▶ Problem description
Return every line of the data below that includes the string "this".

-----

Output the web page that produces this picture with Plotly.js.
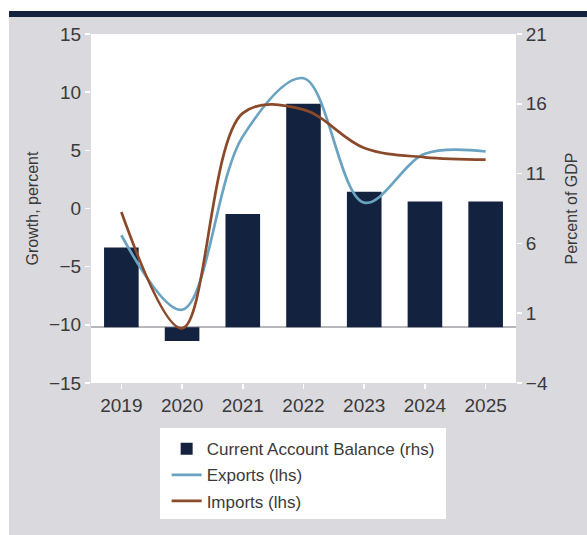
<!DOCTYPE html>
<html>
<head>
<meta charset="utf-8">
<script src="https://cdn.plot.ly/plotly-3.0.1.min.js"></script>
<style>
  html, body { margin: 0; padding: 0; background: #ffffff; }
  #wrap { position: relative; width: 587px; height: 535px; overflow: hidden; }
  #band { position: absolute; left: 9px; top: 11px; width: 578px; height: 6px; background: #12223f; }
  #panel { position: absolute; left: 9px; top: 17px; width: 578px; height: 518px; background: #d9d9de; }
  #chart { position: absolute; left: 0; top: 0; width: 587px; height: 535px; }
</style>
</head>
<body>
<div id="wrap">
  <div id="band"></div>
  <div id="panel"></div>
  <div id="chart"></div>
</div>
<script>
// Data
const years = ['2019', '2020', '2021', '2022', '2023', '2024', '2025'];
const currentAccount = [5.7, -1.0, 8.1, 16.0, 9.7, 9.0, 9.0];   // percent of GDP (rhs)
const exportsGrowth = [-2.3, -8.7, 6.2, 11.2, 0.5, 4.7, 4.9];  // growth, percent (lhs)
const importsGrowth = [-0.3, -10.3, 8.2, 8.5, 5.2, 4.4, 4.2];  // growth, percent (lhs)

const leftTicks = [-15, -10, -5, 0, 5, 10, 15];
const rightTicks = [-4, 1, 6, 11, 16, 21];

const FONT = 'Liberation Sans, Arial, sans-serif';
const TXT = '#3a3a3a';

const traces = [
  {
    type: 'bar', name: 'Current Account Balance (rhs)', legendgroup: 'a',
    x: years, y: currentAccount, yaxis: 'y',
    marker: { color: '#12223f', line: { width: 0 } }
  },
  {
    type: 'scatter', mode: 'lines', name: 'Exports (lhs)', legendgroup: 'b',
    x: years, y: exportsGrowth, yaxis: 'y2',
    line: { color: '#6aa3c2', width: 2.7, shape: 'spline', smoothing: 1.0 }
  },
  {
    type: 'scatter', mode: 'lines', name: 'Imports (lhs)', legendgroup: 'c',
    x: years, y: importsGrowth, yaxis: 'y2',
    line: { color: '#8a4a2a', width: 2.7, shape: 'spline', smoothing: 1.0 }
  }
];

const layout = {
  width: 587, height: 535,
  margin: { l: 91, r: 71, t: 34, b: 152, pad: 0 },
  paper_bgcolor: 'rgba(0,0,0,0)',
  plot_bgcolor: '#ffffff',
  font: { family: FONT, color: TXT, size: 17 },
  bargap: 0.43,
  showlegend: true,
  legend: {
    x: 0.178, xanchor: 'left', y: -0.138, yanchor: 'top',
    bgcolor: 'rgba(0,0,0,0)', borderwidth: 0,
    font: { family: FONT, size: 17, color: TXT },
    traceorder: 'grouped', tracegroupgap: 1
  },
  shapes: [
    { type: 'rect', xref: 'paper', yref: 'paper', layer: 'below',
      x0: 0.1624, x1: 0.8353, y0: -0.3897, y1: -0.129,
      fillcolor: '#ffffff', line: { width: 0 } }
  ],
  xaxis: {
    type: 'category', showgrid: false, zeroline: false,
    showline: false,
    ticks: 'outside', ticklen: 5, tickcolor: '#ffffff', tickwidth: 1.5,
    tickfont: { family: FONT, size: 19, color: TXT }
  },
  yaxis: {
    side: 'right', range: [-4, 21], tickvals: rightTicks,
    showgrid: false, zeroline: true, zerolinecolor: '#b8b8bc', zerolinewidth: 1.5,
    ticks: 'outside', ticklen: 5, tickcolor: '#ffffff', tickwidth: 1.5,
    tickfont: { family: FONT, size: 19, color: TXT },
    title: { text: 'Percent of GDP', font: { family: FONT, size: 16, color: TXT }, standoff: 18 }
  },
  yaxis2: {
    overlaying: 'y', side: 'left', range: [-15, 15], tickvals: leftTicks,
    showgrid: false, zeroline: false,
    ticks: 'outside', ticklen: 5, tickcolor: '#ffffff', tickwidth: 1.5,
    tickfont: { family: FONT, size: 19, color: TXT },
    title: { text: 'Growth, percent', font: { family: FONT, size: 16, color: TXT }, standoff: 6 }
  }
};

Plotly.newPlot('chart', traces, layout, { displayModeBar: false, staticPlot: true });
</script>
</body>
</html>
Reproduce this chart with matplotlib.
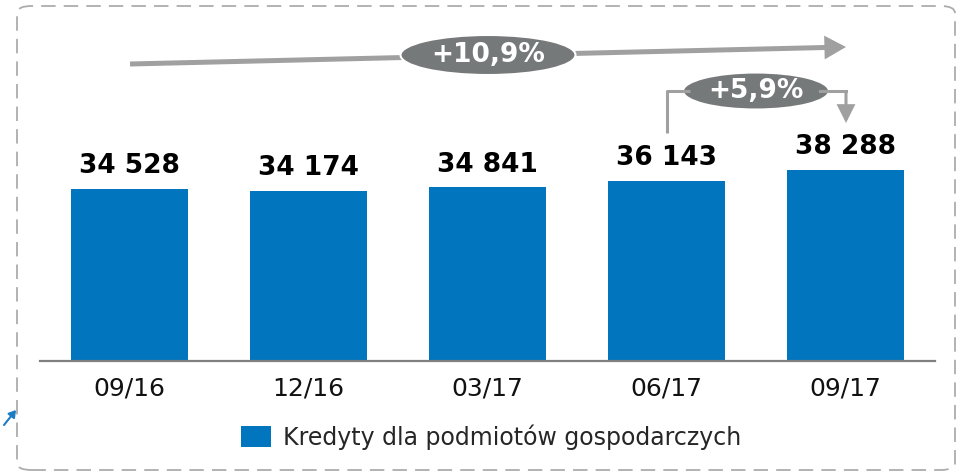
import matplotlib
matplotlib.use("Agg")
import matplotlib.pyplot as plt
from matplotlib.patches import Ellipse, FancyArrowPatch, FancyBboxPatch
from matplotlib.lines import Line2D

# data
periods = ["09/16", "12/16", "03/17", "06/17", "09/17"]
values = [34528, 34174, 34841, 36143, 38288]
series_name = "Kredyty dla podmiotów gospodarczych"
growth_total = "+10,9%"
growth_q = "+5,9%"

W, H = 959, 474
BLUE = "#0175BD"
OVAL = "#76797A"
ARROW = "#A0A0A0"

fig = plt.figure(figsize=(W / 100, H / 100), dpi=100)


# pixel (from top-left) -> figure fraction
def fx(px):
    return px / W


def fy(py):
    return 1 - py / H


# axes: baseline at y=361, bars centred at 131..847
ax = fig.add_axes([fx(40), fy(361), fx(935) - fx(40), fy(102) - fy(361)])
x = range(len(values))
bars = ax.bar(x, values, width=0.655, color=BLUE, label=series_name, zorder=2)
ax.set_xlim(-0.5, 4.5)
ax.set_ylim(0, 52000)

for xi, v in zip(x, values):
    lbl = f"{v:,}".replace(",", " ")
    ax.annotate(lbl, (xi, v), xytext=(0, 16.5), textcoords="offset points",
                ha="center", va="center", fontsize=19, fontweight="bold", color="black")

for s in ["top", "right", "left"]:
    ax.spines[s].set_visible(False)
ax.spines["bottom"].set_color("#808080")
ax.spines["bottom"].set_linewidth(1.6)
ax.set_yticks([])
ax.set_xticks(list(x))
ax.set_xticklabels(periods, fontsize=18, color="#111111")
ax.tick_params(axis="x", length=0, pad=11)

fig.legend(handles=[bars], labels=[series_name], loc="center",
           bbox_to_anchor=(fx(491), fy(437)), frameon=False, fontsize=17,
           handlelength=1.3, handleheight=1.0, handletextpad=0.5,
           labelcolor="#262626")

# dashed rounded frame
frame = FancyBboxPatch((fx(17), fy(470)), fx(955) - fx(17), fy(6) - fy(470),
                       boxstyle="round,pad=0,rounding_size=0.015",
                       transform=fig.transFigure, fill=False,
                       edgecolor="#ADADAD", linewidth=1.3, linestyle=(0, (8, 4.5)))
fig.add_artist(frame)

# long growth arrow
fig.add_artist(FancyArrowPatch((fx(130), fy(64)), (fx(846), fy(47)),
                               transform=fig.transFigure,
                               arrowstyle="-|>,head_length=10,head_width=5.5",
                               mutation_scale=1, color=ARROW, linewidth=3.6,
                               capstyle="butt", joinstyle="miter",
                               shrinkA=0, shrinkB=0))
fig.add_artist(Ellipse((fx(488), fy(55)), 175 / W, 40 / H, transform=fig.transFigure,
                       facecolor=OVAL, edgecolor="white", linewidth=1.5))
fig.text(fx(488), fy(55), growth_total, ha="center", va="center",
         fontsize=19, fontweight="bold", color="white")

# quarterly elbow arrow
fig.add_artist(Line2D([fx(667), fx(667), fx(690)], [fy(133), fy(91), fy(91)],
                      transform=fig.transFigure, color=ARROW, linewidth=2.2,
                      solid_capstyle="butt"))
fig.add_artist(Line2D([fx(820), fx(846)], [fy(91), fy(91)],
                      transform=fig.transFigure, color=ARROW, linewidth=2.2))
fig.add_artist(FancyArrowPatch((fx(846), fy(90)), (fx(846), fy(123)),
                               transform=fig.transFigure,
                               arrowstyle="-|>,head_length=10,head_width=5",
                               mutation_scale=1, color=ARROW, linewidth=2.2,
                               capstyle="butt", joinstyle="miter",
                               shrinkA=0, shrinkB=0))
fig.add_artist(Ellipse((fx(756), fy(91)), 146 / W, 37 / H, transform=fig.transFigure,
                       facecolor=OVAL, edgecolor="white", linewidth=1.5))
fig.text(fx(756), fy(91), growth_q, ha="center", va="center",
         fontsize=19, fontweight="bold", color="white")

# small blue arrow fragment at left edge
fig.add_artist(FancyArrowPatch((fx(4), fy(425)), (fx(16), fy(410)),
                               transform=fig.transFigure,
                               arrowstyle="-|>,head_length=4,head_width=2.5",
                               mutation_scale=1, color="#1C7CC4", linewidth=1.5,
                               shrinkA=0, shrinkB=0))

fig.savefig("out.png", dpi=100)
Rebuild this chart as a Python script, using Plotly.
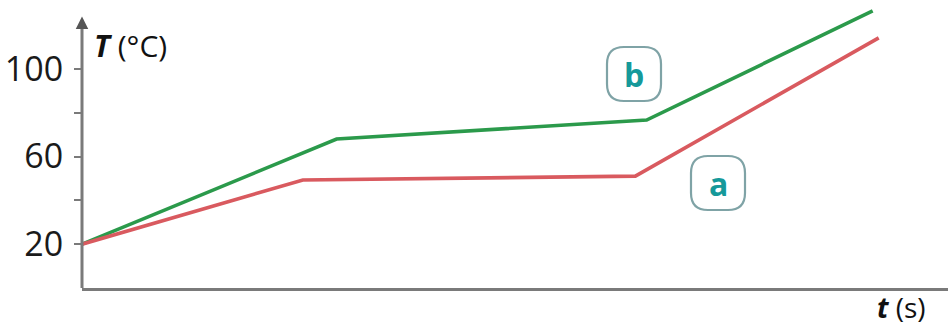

-----

▶ Output of the task
Output the web page that produces this picture with Plotly.js.
Reproduce this chart with matplotlib.
Rebuild this chart as a Python script, using Plotly.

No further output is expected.